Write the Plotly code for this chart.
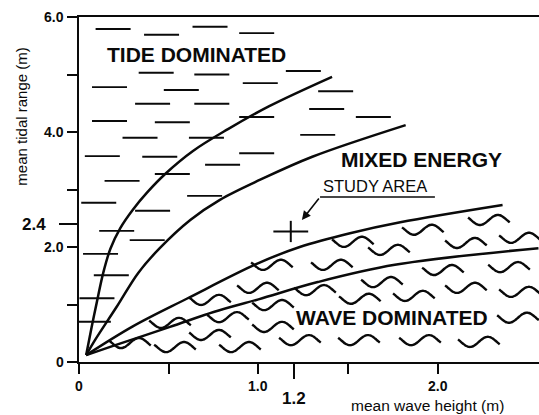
import numpy as np
import plotly.graph_objects as go

# ---------------- data ----------------
# boundary curves (mean wave height m, mean tidal range m)
tide_upper_x = [0.04, 0.07, 0.10, 0.135, 0.175, 0.23, 0.30, 0.38, 0.48, 0.635, 0.83, 1.06, 1.41]
tide_upper_y = [0.12, 0.60, 1.05, 1.55, 1.97, 2.33, 2.65, 2.95, 3.27, 3.67, 4.05, 4.45, 4.96]

tide_lower_x = [0.04, 0.089, 0.21, 0.33, 0.45, 0.62, 0.785, 1.01, 1.30, 1.82]
tide_lower_y = [0.12, 0.38, 0.96, 1.55, 1.98, 2.47, 2.82, 3.17, 3.57, 4.12]

wave_upper_x = [0.04, 0.30, 0.60, 1.00, 1.23, 1.51, 1.79, 2.36]
wave_upper_y = [0.12, 0.62, 1.10, 1.72, 2.00, 2.24, 2.43, 2.73]

wave_lower_x = [0.04, 0.19, 0.507, 0.75, 1.00, 1.33, 1.76, 2.56]
wave_lower_y = [0.12, 0.28, 0.61, 0.87, 1.09, 1.39, 1.69, 1.98]

# short dashes filling the tide dominated field (centres)
dash_x = [0.19, 0.46, 0.73, 0.99, 0.43, 0.74, 1.01, 1.25, 0.17, 0.57, 1.43,
          0.41, 0.74, 1.38, 0.17, 0.52, 0.99, 1.64, 0.34, 0.71, 1.33, 0.13,
          0.45, 0.99, 0.80, 0.24, 0.52, 0.70, 0.11, 0.41, 0.21, 0.38, 0.12,
          0.18, 0.10, 0.08]
dash_y = [5.79, 5.69, 5.83, 5.72, 5.03, 5.00, 4.85, 5.06, 4.78, 4.73, 4.71,
          4.49, 4.49, 4.40, 4.19, 4.17, 4.26, 4.26, 3.90, 3.90, 3.95, 3.58,
          3.57, 3.63, 3.43, 3.15, 3.27, 2.89, 2.77, 2.63, 2.28, 2.12, 1.88,
          1.51, 1.11, 0.70]

# wavy symbols filling the wave dominated field (centres)
wave_sym_x = [0.284, 0.507, 0.535, 0.730, 0.730, 0.830, 0.897, 0.997, 1.075,
              1.081, 1.081, 1.231, 1.315, 1.409, 1.526, 1.565, 1.560, 1.688,
              1.727, 1.916, 2.284, 2.156, 2.457, 2.028, 2.396, 1.866, 2.156,
              2.457, 2.446, 1.900, 2.228]
wave_sym_y = [0.33, 0.68, 0.26, 1.08, 0.47, 0.78, 0.26, 1.29, 1.69, 0.99,
              0.61, 0.38, 1.25, 1.69, 2.09, 1.10, 0.38, 1.39, 1.95, 2.30,
              2.47, 2.07, 2.16, 1.60, 1.65, 1.15, 1.29, 1.22, 0.77, 0.38, 0.35]

# study area
study_x = [1.18]
study_y = [2.27]
study_leader_x = [1.983, 1.343]
study_leader_y = [2.87, 2.87]
study_arrow_tip = (1.242, 2.47)
study_label_pos = (1.649, 3.06)

# regime labels
regime_text = ["TIDE DOMINATED", "MIXED ENERGY", "WAVE DOMINATED"]
regime_x = [0.652, 1.91, 1.744]
regime_y = [5.34, 3.52, 0.775]

# axes
x_ticks = [0, 0.5, 1.0, 1.5, 2.0]
x_ticks_special = [1.2]
x_label_vals = [0, 1.0, 2.0]
x_label_text = ["0", "1.0", "2.0"]
x_special_text = ["1.2"]

y_ticks = [0, 1, 2, 3, 4, 5, 6]
y_ticks_special = [2.4]
y_label_vals = [0, 2.0, 4.0, 6.0]
y_label_text = ["0", "2.0", "4.0", "6.0"]
y_special_text = ["2.4"]

X_MAX = 2.563
Y_MAX = 6.0

FONT = "Liberation Sans, Arial, sans-serif"
INK = "#0a0a0a"

fig = go.Figure()

# boundary curves
for cx, cy in [(tide_upper_x, tide_upper_y), (tide_lower_x, tide_lower_y),
               (wave_upper_x, wave_upper_y), (wave_lower_x, wave_lower_y)]:
    fig.add_trace(go.Scatter(x=cx, y=cy, mode="lines",
                             line=dict(color=INK, width=2.5, shape="spline", smoothing=1.0),
                             hoverinfo="skip", showlegend=False))

# dashes (tide symbol)
fig.add_trace(go.Scatter(x=dash_x, y=dash_y, mode="markers",
                         marker=dict(symbol="line-ew", size=25,
                                     line=dict(color=INK, width=1.9)),
                         hoverinfo="skip", showlegend=False))

# wave symbols: small sine glyph around each centre
glyph_w = 0.20   # data units along x (glyph period)
glyph_a = 0.088  # data units along y (amplitude)
u = np.linspace(-0.08, 1.08, 31)
wx, wy = [], []
for cx, cy in zip(wave_sym_x, wave_sym_y):
    wx.extend(list(cx + (u - 0.5) * glyph_w) + [None])
    wy.extend(list(cy - glyph_a * np.sin(2 * np.pi * u)) + [None])
fig.add_trace(go.Scatter(x=wx, y=wy, mode="lines",
                         line=dict(color=INK, width=2.4, shape="spline"),
                         hoverinfo="skip", showlegend=False))

# study area cross
hx, hy = 0.097, 0.185
cross_x, cross_y = [], []
for sx, sy in zip(study_x, study_y):
    cross_x += [sx - hx, sx + hx, None, sx, sx]
    cross_y += [sy, sy, None, sy - hy, sy + hy]
fig.add_trace(go.Scatter(x=cross_x, y=cross_y, mode="lines",
                         line=dict(color=INK, width=2),
                         hoverinfo="skip", showlegend=False))

# leader underline
fig.add_trace(go.Scatter(x=study_leader_x, y=study_leader_y, mode="lines",
                         line=dict(color=INK, width=1.6),
                         hoverinfo="skip", showlegend=False))

annotations = []
# leader arrow
annotations.append(dict(x=study_arrow_tip[0], y=study_arrow_tip[1], xref="x", yref="y",
                        ax=study_leader_x[1], ay=study_leader_y[1], axref="x", ayref="y",
                        text="", showarrow=True, arrowhead=2, arrowsize=1.1,
                        arrowwidth=1.6, arrowcolor=INK))
annotations.append(dict(x=study_label_pos[0], y=study_label_pos[1],
                        xref="x", yref="y", xanchor="center", yanchor="middle",
                        text="STUDY AREA", showarrow=False,
                        font=dict(family=FONT, size=16.5, color=INK)))

for t, x, y in zip(regime_text, regime_x, regime_y):
    annotations.append(dict(x=x, y=y, xref="x", yref="y", xanchor="center", yanchor="middle",
                            text="<b>%s</b>" % t, showarrow=False,
                            font=dict(family=FONT, size=21, color=INK)))

# tick labels
for v, t in zip(x_label_vals, x_label_text):
    annotations.append(dict(x=v, y=0, xref="x", yref="paper", xanchor="center",
                            yanchor="top", yshift=-14,
                            text="<b>%s</b>" % t, showarrow=False,
                            font=dict(family=FONT, size=14, color=INK)))
for v, t in zip(x_ticks_special, x_special_text):
    annotations.append(dict(x=v, y=0, xref="x", yref="paper", xanchor="center",
                            yanchor="top", yshift=-25,
                            text="<b>%s</b>" % t, showarrow=False,
                            font=dict(family=FONT, size=17, color=INK)))
for v, t in zip(y_label_vals, y_label_text):
    annotations.append(dict(x=0, y=v, xref="paper", yref="y", xanchor="right",
                            yanchor="middle", xshift=-13,
                            text="<b>%s</b>" % t, showarrow=False,
                            font=dict(family=FONT, size=14, color=INK)))
for v, t in zip(y_ticks_special, y_special_text):
    annotations.append(dict(x=0, y=v, xref="paper", yref="y", xanchor="right",
                            yanchor="middle", xshift=-31,
                            text="<b>%s</b>" % t, showarrow=False,
                            font=dict(family=FONT, size=17, color=INK)))

# axis titles
annotations.append(dict(x=(427 - 79) / 460, y=-0.1275, xref="paper", yref="paper",
                        xanchor="center", yanchor="middle",
                        text="mean wave height (m)", showarrow=False,
                        font=dict(family=FONT, size=15.5, color=INK)))
annotations.append(dict(x=-0.127, y=0.71, xref="paper", yref="paper", textangle=-90,
                        xanchor="center", yanchor="middle",
                        text="mean tidal range (m)", showarrow=False,
                        font=dict(family=FONT, size=15, color=INK)))

fig.update_layout(
    width=539, height=415,
    margin=dict(l=79, r=0, t=17, b=53),
    paper_bgcolor="white", plot_bgcolor="white",
    showlegend=False,
    annotations=annotations,
    xaxis=dict(range=[0, X_MAX], showgrid=False, zeroline=False,
               showline=True, linecolor=INK, linewidth=2.4, mirror=True,
               ticks="outside", tickvals=x_ticks, ticklen=10, tickwidth=2, tickcolor=INK,
               showticklabels=False,
               minor=dict(tickvals=x_ticks_special, ticks="outside", ticklen=15,
                          tickwidth=2, tickcolor=INK, showgrid=False)),
    yaxis=dict(range=[0, Y_MAX], showgrid=False, zeroline=False,
               showline=True, linecolor=INK, linewidth=2.4, mirror=False,
               ticks="outside", tickvals=y_ticks, ticklen=10, tickwidth=2, tickcolor=INK,
               showticklabels=False,
               minor=dict(tickvals=y_ticks_special, ticks="outside", ticklen=18,
                          tickwidth=2, tickcolor=INK, showgrid=False)),
)

# remove the default page margin so the figure fills the window exactly
fig.write_html("out.html",
               config={"displayModeBar": False},
               post_script="document.body.style.margin='0';document.body.style.overflow='hidden';")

== EXERCISE DETAILS ==
Your task is to restate word for word the lines from the top of the data to the line containing "import plotly.graph_objects as go", both ends included, with every picture left out.

== SOLUTION FOR THIS EXERCISE ==
Write the Plotly code for this chart.
import numpy as np
import plotly.graph_objects as go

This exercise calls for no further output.